Time travel has never been so easy or so tasty. The costumed historical interpreters are all set to take your taste buds back to the past with a special annual food event to be held tomorrow.
The Father Lacombe Chapel is the unlikely location of gustatory delights as it hosts Taste of the Past. People can learn about St. Albert’s history in the most delicious way possible.
Interpreter Jasmine Peachey is a British Columbia native who said that she was drawn to this area because she is studying history and French. St. Albert is the perfect merger of both of those subjects, she thought.
“The history here spoke to me and, as well, because it does have such French history, it was a great opportunity to practice my French and brush up on history from another part of Canada,” she enthused.
This is her first summer working at the oldest standing building in the province and she loves it.

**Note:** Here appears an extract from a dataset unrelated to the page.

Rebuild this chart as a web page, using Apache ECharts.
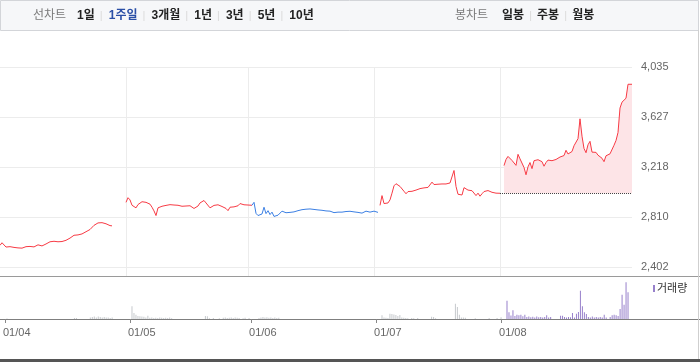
<!DOCTYPE html>
<html>
<head>
<meta charset="utf-8">
<script src="https://cdn.jsdelivr.net/npm/echarts@6/dist/echarts.min.js"></script>
<style>
html,body{margin:0;padding:0;background:#fff;}
#c{width:700px;height:362px;}
</style>
</head>
<body>
<div id="c"></div>
<script>
// ---------------- data ----------------
const pointCount = 317;                       // intraday slots on the x axis
const monthStarts = [0, 63, 124, 187, 250];    // slot index of each month tick
const monthLabels = ['01/04', '01/05', '01/06', '01/07', '01/08'];
const yTickValues = [2402, 2810, 3218, 3627, 4035];
const baseline = 3004;                         // reference (dotted) price

const seg1Start = 0;
const seg1 = [2579,2600,2590,2565,2560,2568,2558,2562,2555,2558,
  2552,2556,2563,2568,2566,2570,2568,2566,2575,2583,
  2578,2574,2580,2590,2600,2608,2606,2612,2614,2608,
  2612,2610,2614,2620,2628,2638,2652,2661,2660,2664,
  2668,2672,2678,2690,2700,2708,2720,2742,2758,2762,
  2766,2764,2768,2755,2748,2740,2738];
const seg2Start = 63;
const seg2 = [2930,2968,2950,2906,2915,2885,2912,2920,2935,2947,
  2930,2925,2915,2890,2860,2822,2885,2892,2898,2895,
  2905,2908,2911,2904,2908,2900,2906,2902,2898,2908,
  2900,2905,2902,2895,2880,2890,2900,2925,2935,2945,
  2925,2915,2885,2895,2905,2900,2910,2903,2896,2888,
  2880,2862,2890,2895,2893,2898,2902,2920,2915,2910,
  2912,2908,2906,2906];
const seg3Start = 126;   // blue (down) stretch
const seg3 = [2906,2930,2840,2822,2830,2835,2890,2838,2862,2830,
  2850,2815,2800,2825,2838,2858,2848,2845,2852,2848,
  2855,2852,2865,2862,2868,2870,2878,2874,2880,2876,
  2870,2872,2866,2868,2862,2865,2858,2860,2855,2858,
  2848,2846,2854,2850,2856,2850,2848,2855,2850,2857,
  2855,2852,2860,2848,2852,2842,2838,2858,2862,2850,
  2855,2858,2850,2848];
const seg4Start = 190;
const seg4 = [2905,2985,2920,2928,2925,2950,3005,3065,3082,3078,
  3060,3045,3020,3000,3018,3028,3020,3015,3030,3036,
  3042,3040,3048,3045,3052,3058,3095,3075,3072,3078,
  3075,3080,3082,3080,3085,3088,3100,3190,3060,2996,
  2998,2990,3050,3040,3030,3014,3025,3018,2985,3005,
  2980,3000,3018,3024,3026,3020,3012,3018,3005,3004,
  3004];
const seg5Start = 252;   // highlighted period (area)
const seg5 = [3230,3280,3305,3300,3272,3270,3232,3322,3285,3288,
  3215,3155,3220,3255,3205,3270,3275,3278,3282,3262,
  3225,3255,3275,3278,3270,3282,3280,3290,3300,3305,
  3312,3355,3325,3320,3345,3392,3398,3450,3612,3470,
  3370,3335,3400,3428,3340,3345,3338,3315,3322,3290,
  3262,3310,3318,3326,3325,3396,3435,3500,3700,3748,
  3745,3780,3894,3894,3894];

const highlightStart = 251;
const volume = [
  // 04
  0,5,0,0,0,0,0,0,0,0, 0,0,0,0,0,0,0,0,0,0, 0,0,0,0,0,0,0,0,0,0,
  0,0,0,0,0,10,10,0,0,0, 0,0,0,15,20,25,15,25,20,15, 20,15,15,10,15,0,0,0,0,0,
  0,0,0,
  // 05
  0,127,60,43,30,28,25,22,15,33, 12,15,10,12,10,15,12,10,12,10, 15,8,0,0,0,0,0,0,0,0,
  0,0,0,0,0,0,0,0,30,28, 8,0,10,0,0,8,0,12,15,10, 12,15,10,15,12,10,0,8,12,0,
  10,
  // 06
  0,0,0,0,10,15,20,15,18,12, 15,10,15,10,12,0,0,0,0,0, 0,0,0,0,0,0,0,0,0,0,
  0,0,0,0,0,0,0,0,0,0, 0,0,0,0,0,0,0,0,0,0, 0,0,0,0,0,0,0,0,0,0,
  0,0,0,
  // 07
  0,0,0,37,15,12,10,53,50,45, 40,30,40,15,12,10,8,0,10,8, 0,10,0,0,0,0,0,0,23,20,
  8,0,0,0,0,0,0,0,0,0, 153,120,43,15,15,12,0,0,0,0, 8,0,0,0,0,0,0,10,0,0,
  0,10,0,17,
  // 08
  0,0,183,67,35,87,30,43,37,43, 27,43,20,25,18,22,15,25,18,20, 15,20,37,15,20,0,0,0,0,33,
  33,20,15,20,18,60,15,53,70,283, 127,67,50,20,15,25,15,20,15,20, 15,43,15,0,20,37,43,37,30,100,
  243,143,367,267,0,0
];

// ---------------- build ----------------
const FONT = '"Liberation Sans", "Noto Sans CJK KR", sans-serif';
const categories = [];
for (let i = 0; i < pointCount; i++) {
  const m = monthStarts.indexOf(i);
  categories.push(m >= 0 ? monthLabels[m] : '');
}
function place(start, arr) {
  const out = new Array(pointCount).fill(null);
  arr.forEach((v, k) => { out[start + k] = v; });
  return out;
}
const isMonth = (i) => monthStarts.indexOf(i) >= 0;

const RED = '#f73a44', BLUE = '#3b7fe3';
function lineSeries(data, color, extra) {
  return Object.assign({
    type: 'line', xAxisIndex: 1, yAxisIndex: 1, data: data,
    symbol: 'none', showSymbol: false, connectNulls: false, silent: true,
    lineStyle: { color: color, width: 1 }, itemStyle: { color: color }, z: 3
  }, extra || {});
}

const series = [
  lineSeries(place(seg1Start, seg1), RED),
  lineSeries(place(seg2Start, seg2), RED),
  lineSeries(place(seg3Start, seg3), BLUE),
  lineSeries(place(seg4Start, seg4), RED),
  lineSeries(place(seg5Start, seg5), RED, {
    areaStyle: { color: '#fde4e7', opacity: 1, origin: baseline },
    markLine: {
      silent: true, symbol: ['none', 'none'], label: { show: false },
      lineStyle: { type: 'dotted', color: '#444', width: 1 },
      data: [[{ coord: [monthStarts[4], baseline] }, { coord: [pointCount - 1, baseline] }]]
    }
  }),
  {
    type: 'bar', name: 'vol', xAxisIndex: 2, yAxisIndex: 2, barWidth: 1, barGap: '-100%',
    data: volume.map((v, i) => i < highlightStart ? v : null),
    itemStyle: { color: '#c6c9cd' }, silent: true
  },
  {
    type: 'bar', name: '거래량', xAxisIndex: 2, yAxisIndex: 2, barWidth: 1, barGap: '-100%',
    data: volume.map((v, i) => i >= highlightStart ? v : null),
    itemStyle: { color: '#9780cb' }, silent: true
  }
];

// top toolbar texts
const periodLabels = ['1일', '1주일', '3개월', '1년', '3년', '5년', '10년'];
const periodActive = 1;
const candleLabels = ['일봉', '주봉', '월봉'];
const ctx = document.createElement('canvas').getContext('2d');
function w(txt, bold) { ctx.font = (bold ? 'bold ' : '') + '12px ' + FONT; return ctx.measureText(txt).width; }

const graphics = [
  { type: 'rect', shape: { x: 0.5, y: 0.5, width: 698, height: 30 }, style: { fill: '#f6f7f9', stroke: '#d3d5d9', lineWidth: 1 }, silent: true },
  { type: 'line', shape: { x1: 0, y1: 276.5, x2: 700, y2: 276.5 }, style: { stroke: '#9a9a9a', lineWidth: 1 }, silent: true },
  { type: 'line', shape: { x1: 0, y1: 319.5, x2: 700, y2: 319.5 }, style: { stroke: '#7f7f7f', lineWidth: 1 }, silent: true },
  { type: 'line', shape: { x1: 698.5, y1: 30, x2: 698.5, y2: 359 }, style: { stroke: '#cfcfcf', lineWidth: 1 }, silent: true },
  { type: 'rect', shape: { x: 0, y: 359, width: 700, height: 3 }, style: { fill: '#555' }, silent: true }
];
function addText(txt, x, color, bold) {
  graphics.push({ type: 'text', x: x, y: 16, silent: true,
    style: { text: txt, fill: color, font: (bold ? 'bold ' : '') + '12px ' + FONT, textVerticalAlign: 'middle', textAlign: 'left' } });
  return x + w(txt, bold);
}
function addSep(x) {
  graphics.push({ type: 'line', silent: true, shape: { x1: x + 0.5, y1: 11, x2: x + 0.5, y2: 21 }, style: { stroke: '#dcdcdc', lineWidth: 1 } });
}
let x = 33;
x = addText('선차트', x, '#7a7a7a', false);
x = 77;
periodLabels.forEach((t, k) => {
  const end = addText(t, x, k === periodActive ? '#2a4fa6' : '#222', true);
  if (k < periodLabels.length - 1) { addSep(end + 6); x = end + 14; }
});
x = addText('봉차트', 455, '#7a7a7a', false);
x = 502;
candleLabels.forEach((t, k) => {
  const end = addText(t, x, '#222', true);
  if (k < candleLabels.length - 1) { addSep(end + 6); x = end + 13; }
});

const option = {
  animation: false,
  textStyle: { fontFamily: FONT },
  grid: [
    { left: 0, right: 68, top: 67, height: 209 },
    { left: 0, right: 68, top: 67, height: 200 },
    { left: 0, right: 68, top: 276, height: 43 }
  ],
  legend: {
    data: ['거래량'], left: 653, top: 283, padding: 0, icon: 'rect', itemWidth: 2, itemHeight: 7,
    textStyle: { fontSize: 11, color: '#333', fontFamily: FONT, padding: [0, 0, 0, -3] }, selectedMode: false
  },
  xAxis: [
    { gridIndex: 0, type: 'category', data: categories, boundaryGap: false,
      axisLine: { show: false }, axisTick: { show: false }, axisLabel: { show: false },
      splitLine: { show: true, interval: (i) => i > 0 && isMonth(i), lineStyle: { color: '#ececec', width: 1 } } },
    { gridIndex: 1, type: 'category', data: categories, boundaryGap: false, show: false },
    { gridIndex: 2, type: 'category', data: categories, boundaryGap: false,
      axisLine: { show: false },
      axisTick: { show: true, interval: (i) => isMonth(i), length: 4, lineStyle: { color: '#888' } },
      axisLabel: { interval: (i) => isMonth(i), align: 'left', margin: 8, color: '#666', fontSize: 11, fontFamily: FONT,
        padding: [0, 0, 0, -2] },
      splitLine: { show: false } }
  ],
  yAxis: [
    { gridIndex: 0, type: 'value', min: 0, max: 1, show: false },
    { gridIndex: 1, type: 'value', position: 'right', min: yTickValues[0], max: yTickValues[yTickValues.length - 1],
      interval: (yTickValues[yTickValues.length - 1] - yTickValues[0]) / (yTickValues.length - 1),
      axisLine: { show: false }, axisTick: { show: false },
      splitLine: { lineStyle: { color: '#ececec' } },
      axisLabel: { margin: 9, color: '#666', fontSize: 11, fontFamily: FONT,
        formatter: (v) => {
          let best = yTickValues[0];
          yTickValues.forEach(t => { if (Math.abs(t - v) < Math.abs(best - v)) best = t; });
          return best.toLocaleString('en-US');
        } } },
    { gridIndex: 2, type: 'value', min: 0, max: 430, show: false }
  ],
  series: series,
  graphic: graphics
};
const chart = echarts.init(document.getElementById('c'), null, { renderer: 'canvas' });
chart.setOption(option);
</script>
</body>
</html>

“I think it’s a shining example of how the West was settled and came to be the way we know it. I mean, all of St. Albert grew up around this chapel,” she said of the provincial historic site.
The event tomorrow runs from noon to 4 p.m. Attendees can sample foods including pemmican and borscht all from the area’s historic past. Peachey added that there will also be homemade ice cream, which people can “crank out themselves” if they so choose.
“It’s so good!”
Admission is by donation to the chapel or with a non-perishable food item for the St. Albert Food Bank.
The interpreters will also be offering tours of the site so that visitors can learn more about our collective history while they enjoy the food.
The historic chapel was built by Father Albert Lacombe and local Métis in 1861. It helped to give rise to the St. Albert Mission but was eventually moved from its original site close by.